Healthy intimacy
There are six dimensions of intimacy. You most likely already have one or more dimensions of
intimacy with whom you seek more intimacy, as that intimacy is what draws you together.
There is no order of importance; every relationship has its own unique needs and dimensions.
But all require three keys to succeed: communication, connection, and engagement.
6 dimensions of intimacy:
- Physical intimacy - the touch, the feelings induced by body contact. Prioritize sexual intimacy, learn your partner's desires and fantasies, and go on a journey to explore them together. Do it often, be spontaneous. And also schedule special times for fantasies and kinks. Plan together and look forward to that day. It is also the brief and frequent physical contact throughout the day, a hand on a shoulder, a quick kiss, a pinch on the butt, etc.
- Emotional intimacy - Communication with a big 'C'. Building mutual trust to be able to open up and share thoughts and feelings. Clear and candid communication is most important to avoid misunderstandings and misinterpretations when you share your innermost thoughts. Emotional intimacy is important because it is durable and long-lasting, especially for the times you are alone.
- Intellectual intimacy - the mental dimension of emotional intimacy. Learning each other's interests and ideas to connect on common grounds. Sharing books or blogs to discuss together. Engaging in long discussions on subjects of common interest.
- Creative intimacy - creative passions! Be it in art, crafts, sports, and absolutely, sex! Kinks and fantasies trigger the most intense creative intimacy, together with emotional and physical intimacy.
- Experiential intimacy - things you do together! Climbing a mountain or simply taking a long walk brings you closer to share the satisfaction of the achievement, big or small.
- Spiritual intimacy - sharing of ideals of a higher level, beliefs, and values. Positive affirmation of each other's spirits. It is important to underline that it is about one's own spiritual values, independent of beliefs imposed by culture, religion, or powerful figures (family, teachers, etc.).
Most of all, mutual awareness of behavior and expressions builds up all the dimensions of intimacy over time.
Let's get creative!
Creative, playful, even boundary-pushing ideas to make electrifying intimacy. Get silly, have fun, and Always, always mutual consent first.- Blindfold your partner and lightly brush their skin with different textures, a feather, ice, a fork, wool, etc. Start at the hands or feet and slowly move along the body until ... depending on mood and intent.
- Cosplay: Dress up in costumes to roleplay your favorite anim, or mythical figure. Through roleplay, it is easier to explore secret fantasies together.

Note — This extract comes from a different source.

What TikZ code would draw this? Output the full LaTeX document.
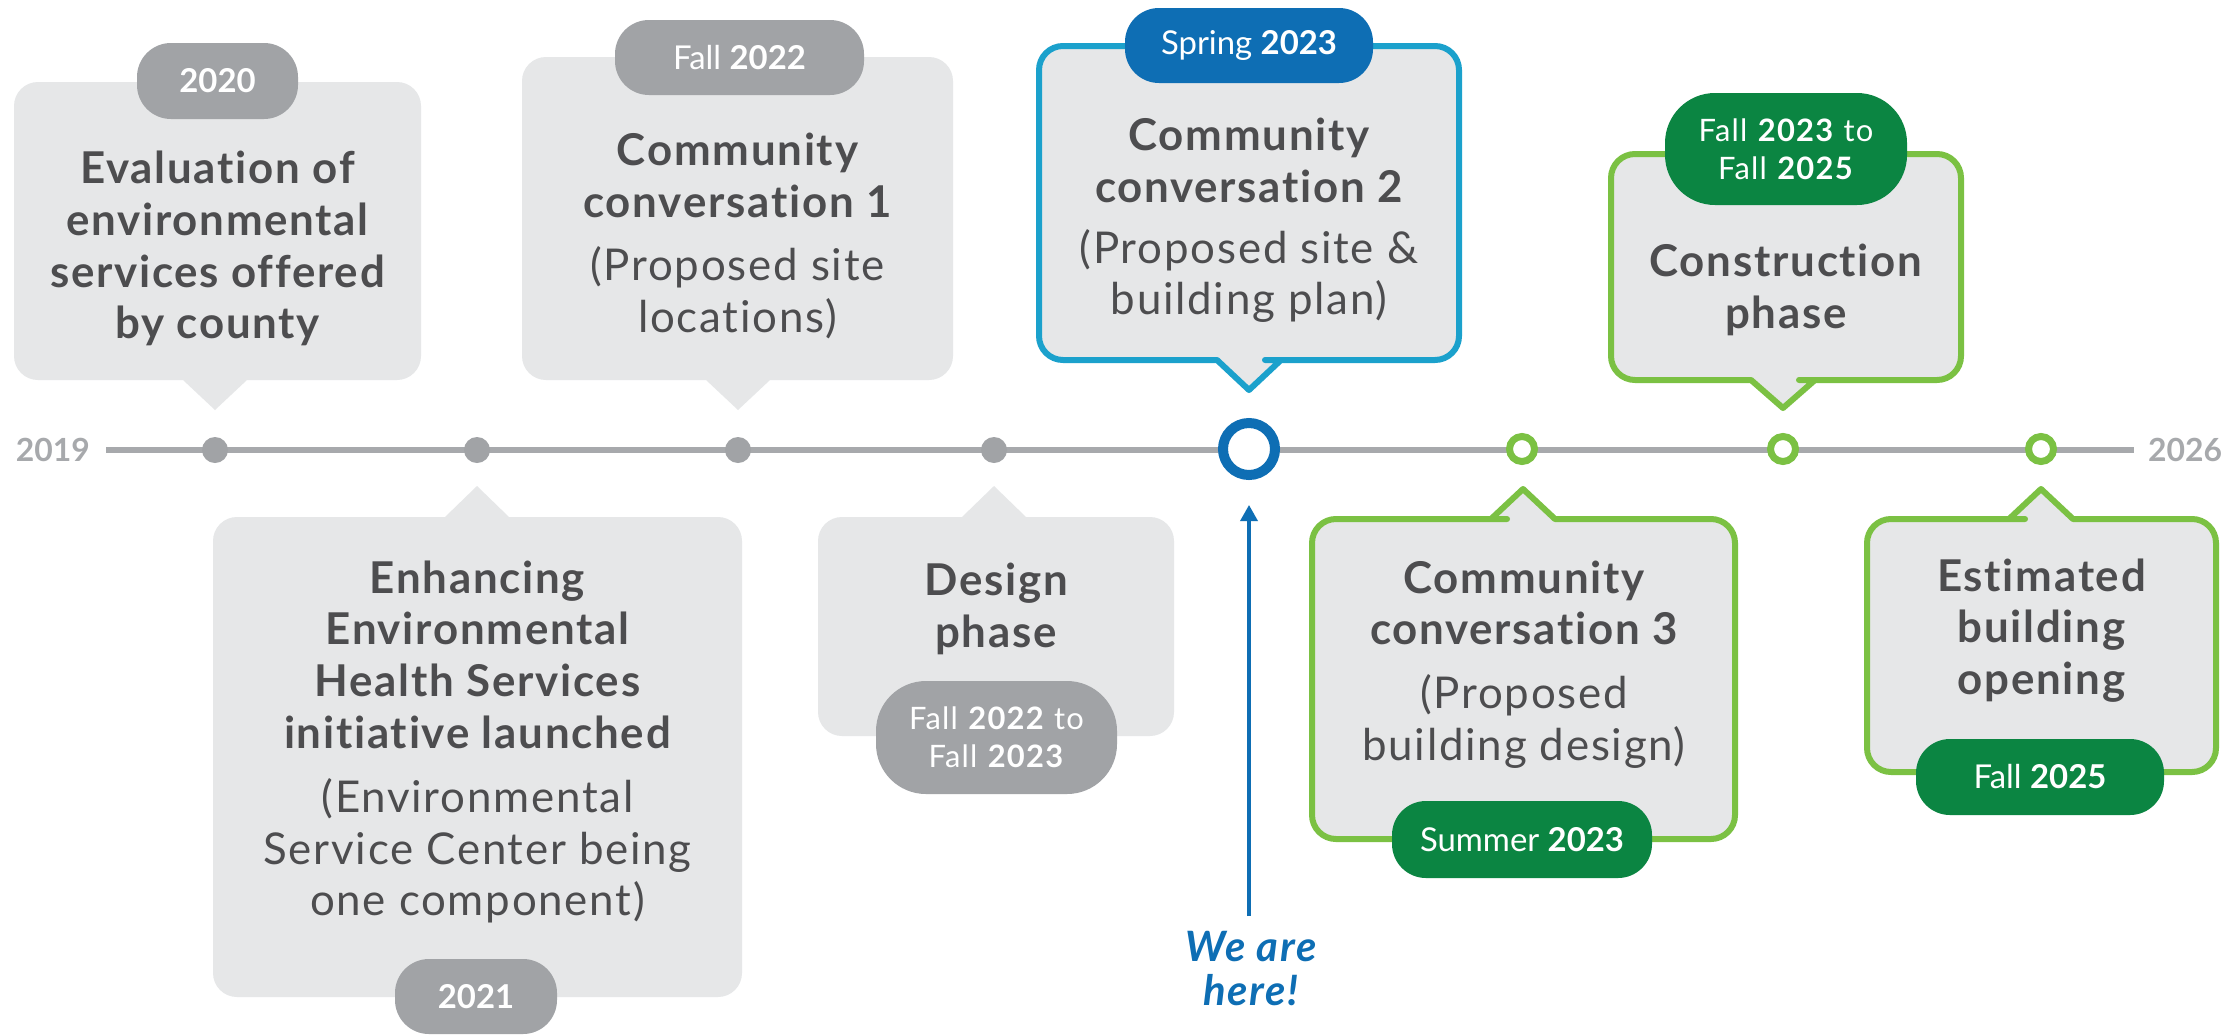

- Fishbowl: Place a fishbowl in the bedroom, with a pen, a blue paper notepad, and a pink paper notepad ... or whatever color you like. Whenever you or your partner has a desire, a fantasy, or a kinky idea, secretly write it down on your color notepad, carefully fold the paper several times, and drop it in the fishbowl. After a few days, there should be many folded notes in the fishbowl as you are both full of ideas. When it is relax time, one of you goes fishing for a paper of the other color, and reads it out ... will you dare do what your partner wrote?